Nuri Bilge Ceylan a coécrit avec sa femme Ebru le scénario de son dernier film : Sommeil d’hiver (Winter Sleep), qui, en 2014, a remporté la Palme d’or au Festival de Cannes. Le réalisateur dit s’être inspiré de trois nouvelles de Tchekhov (sans pour autant les nommer). C’est un projet qu’il avait en tête depuis une quinzaine d’années. Il parle de son film comme d’une « sorte de fresque ». Il faut dire que le scénario fait cent soixante-trois pages, ce qui se traduit par un film absolument magnifique de 3 h 15. Pendant le visionnement, j’ai regardé l’heure pour me situer dans le récit, me disant qu’il devait rester un peu plus d’une heure, mais il ne restait que 10 minutes. J’étais soufflée!
Aydin, comédien à la retraite, tient un petit hôtel (qui porte le nom Othello) en Anatolie centrale avec sa jeune épouse Nihal, dont il s’est éloigné sentimentalement, et sa sœur Necla qui souffre encore de son récent divorce. En hiver, à mesure que la neige recouvre la steppe, l’hôtel devient leur refuge mais aussi le théâtre de leurs déchirements…
Le film est tourné en Cappadoce (qui, en turc, veut dire « le pays des beaux chevaux » de par les nombreux chevaux sauvages qui le parcourent), dans les falaises troglodytes. Les paysages sont à couper le souffle (j’aimerais vraiment un jour parcourir ce paysage). D’autant plus quand la neige les recouvre. Et l’hôtel est bâti dans la falaise, les différentes pièces sont creusées à même le roc.
Dans la première scène, un garçon lance une pierre et brise la vitre de la voiture de Aydin. Ce dernier et son employé raccompagnent le garçon chez lui. Les parents du garçon sont en fait des locataires de Aydin. N’ayant pas payé leur loyer depuis quelques mois, ils ont subi une saisie et sont maintenant menacés d’expulsion. Cette première scène donne le ton au film par la lutte des classes qu’elle dépeint. Elle est basée sur un souvenir d’enfance de Ceylan : « Nous étions avec mon père dans une petite agglomération et il avait ramené une voiture des États-Unis qui était, je crois, la seule qui se trouvait là et un gamin a jeté une pierre contre la vitre. Mon oncle est sorti du véhicule, est allé chercher le garçon et l’a ramené comme dans le film. »
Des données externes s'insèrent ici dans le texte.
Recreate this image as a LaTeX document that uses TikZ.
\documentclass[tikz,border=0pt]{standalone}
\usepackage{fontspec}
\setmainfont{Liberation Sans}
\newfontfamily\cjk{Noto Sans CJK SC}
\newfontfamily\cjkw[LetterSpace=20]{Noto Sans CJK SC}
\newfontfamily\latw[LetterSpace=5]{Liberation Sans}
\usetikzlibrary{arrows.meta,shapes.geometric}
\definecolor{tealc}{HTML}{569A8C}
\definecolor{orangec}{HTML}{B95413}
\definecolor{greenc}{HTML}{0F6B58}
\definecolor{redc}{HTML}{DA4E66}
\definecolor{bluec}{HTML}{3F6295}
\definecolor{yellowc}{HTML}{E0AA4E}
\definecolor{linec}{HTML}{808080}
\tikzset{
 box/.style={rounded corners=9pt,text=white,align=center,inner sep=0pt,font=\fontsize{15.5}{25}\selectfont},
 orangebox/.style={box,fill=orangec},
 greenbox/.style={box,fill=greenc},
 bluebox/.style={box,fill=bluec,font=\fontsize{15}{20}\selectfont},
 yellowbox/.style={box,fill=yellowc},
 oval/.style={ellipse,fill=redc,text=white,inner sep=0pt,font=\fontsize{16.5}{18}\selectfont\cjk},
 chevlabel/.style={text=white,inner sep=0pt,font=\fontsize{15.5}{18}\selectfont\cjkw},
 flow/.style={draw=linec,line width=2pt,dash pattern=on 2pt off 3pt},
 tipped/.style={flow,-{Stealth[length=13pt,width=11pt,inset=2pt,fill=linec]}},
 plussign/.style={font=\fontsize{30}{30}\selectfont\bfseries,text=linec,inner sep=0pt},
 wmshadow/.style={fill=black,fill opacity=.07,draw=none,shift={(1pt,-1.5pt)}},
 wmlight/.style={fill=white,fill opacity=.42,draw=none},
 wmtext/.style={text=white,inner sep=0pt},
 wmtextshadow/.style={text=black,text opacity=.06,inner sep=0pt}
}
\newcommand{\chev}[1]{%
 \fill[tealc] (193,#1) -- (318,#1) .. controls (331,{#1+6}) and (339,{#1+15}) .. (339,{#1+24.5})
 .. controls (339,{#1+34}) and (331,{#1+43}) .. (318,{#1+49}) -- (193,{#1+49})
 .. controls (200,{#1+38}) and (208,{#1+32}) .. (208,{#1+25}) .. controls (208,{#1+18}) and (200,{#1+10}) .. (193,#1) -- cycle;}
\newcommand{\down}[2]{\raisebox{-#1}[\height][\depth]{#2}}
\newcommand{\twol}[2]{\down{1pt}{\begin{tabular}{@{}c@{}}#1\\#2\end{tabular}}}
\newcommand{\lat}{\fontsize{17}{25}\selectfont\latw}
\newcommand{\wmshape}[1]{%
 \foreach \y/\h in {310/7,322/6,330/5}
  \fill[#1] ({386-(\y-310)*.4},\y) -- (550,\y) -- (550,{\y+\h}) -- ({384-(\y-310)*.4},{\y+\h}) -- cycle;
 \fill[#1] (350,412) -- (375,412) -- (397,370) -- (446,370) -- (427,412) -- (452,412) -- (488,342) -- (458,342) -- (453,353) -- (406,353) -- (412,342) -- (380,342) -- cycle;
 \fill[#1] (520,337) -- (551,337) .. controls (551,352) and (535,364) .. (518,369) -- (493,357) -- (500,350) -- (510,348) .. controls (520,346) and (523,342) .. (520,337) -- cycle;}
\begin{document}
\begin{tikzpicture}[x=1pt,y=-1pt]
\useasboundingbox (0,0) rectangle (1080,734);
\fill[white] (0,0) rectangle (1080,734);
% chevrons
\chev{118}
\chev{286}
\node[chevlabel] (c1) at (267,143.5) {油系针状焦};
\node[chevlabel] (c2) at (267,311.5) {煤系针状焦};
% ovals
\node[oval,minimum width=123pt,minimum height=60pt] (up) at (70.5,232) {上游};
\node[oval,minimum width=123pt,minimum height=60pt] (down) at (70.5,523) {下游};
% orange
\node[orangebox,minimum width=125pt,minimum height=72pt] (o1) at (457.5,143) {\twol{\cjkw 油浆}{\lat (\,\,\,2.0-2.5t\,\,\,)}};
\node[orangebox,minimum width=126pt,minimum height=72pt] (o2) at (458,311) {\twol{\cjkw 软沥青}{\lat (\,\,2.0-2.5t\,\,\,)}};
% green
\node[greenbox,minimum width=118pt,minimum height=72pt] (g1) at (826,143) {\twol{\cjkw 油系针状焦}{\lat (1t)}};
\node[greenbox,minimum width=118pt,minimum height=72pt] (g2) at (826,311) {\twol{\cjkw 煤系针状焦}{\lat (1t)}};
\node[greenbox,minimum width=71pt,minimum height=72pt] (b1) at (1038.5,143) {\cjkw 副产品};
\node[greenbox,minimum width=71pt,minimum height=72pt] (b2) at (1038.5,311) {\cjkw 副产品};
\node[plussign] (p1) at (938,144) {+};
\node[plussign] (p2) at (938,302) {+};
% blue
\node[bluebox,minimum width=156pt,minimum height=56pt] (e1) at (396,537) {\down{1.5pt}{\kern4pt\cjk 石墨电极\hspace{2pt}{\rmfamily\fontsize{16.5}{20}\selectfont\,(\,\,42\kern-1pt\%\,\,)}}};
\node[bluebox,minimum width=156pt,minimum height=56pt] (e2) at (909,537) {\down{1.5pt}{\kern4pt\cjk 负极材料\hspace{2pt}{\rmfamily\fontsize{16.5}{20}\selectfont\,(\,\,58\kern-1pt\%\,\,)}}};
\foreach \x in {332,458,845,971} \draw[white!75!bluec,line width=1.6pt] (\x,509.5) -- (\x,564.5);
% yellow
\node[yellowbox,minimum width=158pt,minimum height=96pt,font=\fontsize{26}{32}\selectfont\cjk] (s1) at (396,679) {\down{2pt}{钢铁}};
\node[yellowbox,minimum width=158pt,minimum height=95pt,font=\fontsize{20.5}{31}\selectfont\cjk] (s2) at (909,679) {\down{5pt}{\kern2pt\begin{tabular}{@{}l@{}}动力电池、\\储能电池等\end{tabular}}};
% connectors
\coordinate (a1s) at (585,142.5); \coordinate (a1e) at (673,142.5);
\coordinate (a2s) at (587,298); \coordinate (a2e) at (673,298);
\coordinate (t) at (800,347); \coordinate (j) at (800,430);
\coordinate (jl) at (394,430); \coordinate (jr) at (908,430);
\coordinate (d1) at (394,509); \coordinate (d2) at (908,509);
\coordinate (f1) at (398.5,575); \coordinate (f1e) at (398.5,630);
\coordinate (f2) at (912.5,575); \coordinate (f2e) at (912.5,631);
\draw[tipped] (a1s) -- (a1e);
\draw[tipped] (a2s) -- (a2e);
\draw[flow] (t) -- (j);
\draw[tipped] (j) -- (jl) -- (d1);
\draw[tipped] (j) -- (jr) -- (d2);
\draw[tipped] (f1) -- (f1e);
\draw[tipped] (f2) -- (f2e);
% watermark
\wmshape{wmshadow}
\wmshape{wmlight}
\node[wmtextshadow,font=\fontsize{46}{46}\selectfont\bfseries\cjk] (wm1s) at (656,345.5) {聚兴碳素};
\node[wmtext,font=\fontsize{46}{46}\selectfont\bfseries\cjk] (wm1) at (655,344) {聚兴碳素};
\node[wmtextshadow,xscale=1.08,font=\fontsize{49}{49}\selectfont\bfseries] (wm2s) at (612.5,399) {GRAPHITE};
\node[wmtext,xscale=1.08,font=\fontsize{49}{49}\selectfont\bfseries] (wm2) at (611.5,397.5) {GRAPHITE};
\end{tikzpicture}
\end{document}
La relation de couple entre Aydin et Nihal est complexe. Nihal est une femme utopiste. Elle croit qu’il est possible de sauver tout le monde et elle en veut à son mari de constamment tenter de briser ses rêves. On ne les voit que peu ensemble, mais on comprend vite ce qui les sépare. Néanmoins, Aydin se berce aussi d’illusions. Il répond aux femmes fortes qui l’entourent (sa femme et sa sœur) tel un comédien sur scène, avec des répliques toutes prêtes.
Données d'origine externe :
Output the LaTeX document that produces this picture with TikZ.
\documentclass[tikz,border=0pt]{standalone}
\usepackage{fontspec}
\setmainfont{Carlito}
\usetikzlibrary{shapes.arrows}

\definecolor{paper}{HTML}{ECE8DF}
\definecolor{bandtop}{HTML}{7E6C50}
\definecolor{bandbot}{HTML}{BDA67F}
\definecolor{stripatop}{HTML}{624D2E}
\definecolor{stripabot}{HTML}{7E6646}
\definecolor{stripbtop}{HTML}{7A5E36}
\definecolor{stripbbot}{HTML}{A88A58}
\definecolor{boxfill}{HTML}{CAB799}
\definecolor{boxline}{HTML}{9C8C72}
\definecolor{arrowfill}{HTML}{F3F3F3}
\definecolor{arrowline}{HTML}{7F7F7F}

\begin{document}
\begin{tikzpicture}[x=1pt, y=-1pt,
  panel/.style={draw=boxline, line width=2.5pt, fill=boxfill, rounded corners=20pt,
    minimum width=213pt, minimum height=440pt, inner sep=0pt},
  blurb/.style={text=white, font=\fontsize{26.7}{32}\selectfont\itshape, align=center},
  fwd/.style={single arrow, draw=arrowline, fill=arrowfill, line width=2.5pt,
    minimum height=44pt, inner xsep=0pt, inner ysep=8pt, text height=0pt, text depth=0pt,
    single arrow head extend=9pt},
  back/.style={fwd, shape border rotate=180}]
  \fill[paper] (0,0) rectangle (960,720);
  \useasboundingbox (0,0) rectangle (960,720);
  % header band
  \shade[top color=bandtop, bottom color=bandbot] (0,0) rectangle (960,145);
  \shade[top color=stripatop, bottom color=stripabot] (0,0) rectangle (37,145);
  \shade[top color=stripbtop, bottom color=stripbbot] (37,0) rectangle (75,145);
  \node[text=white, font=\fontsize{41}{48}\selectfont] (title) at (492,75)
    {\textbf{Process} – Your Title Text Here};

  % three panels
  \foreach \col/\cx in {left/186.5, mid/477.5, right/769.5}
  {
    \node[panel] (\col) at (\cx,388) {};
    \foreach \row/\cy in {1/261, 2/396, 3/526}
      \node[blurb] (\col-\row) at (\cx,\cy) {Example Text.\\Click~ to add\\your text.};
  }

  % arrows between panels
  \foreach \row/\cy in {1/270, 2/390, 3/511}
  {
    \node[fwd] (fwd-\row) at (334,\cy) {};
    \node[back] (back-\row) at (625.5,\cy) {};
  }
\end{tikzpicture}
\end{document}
Ceylan confiait dans un entretien avec Michel Ciment et Philippe Rouyer, à Cannes, que « dans la vie il en va souvent ainsi, qu’il faut aller au bout d’un processus de destruction pour pouvoir poursuivre son existence autrement », et le personnage de Aydin n’y échappera pas. Il devra se faire dire ses quatre vérités, avec assez de violence, et prendre du recul face à tout cela pour envisager un nouveau départ. Mais ce nouveau départ est-il seulement possible?
Sommeil d’hiver est d’une très grande qualité photographique. Une fresque sur les relations de couple et fraternelles, sur l’ennui, de même que sur les écarts entre les classes. Un film à voir!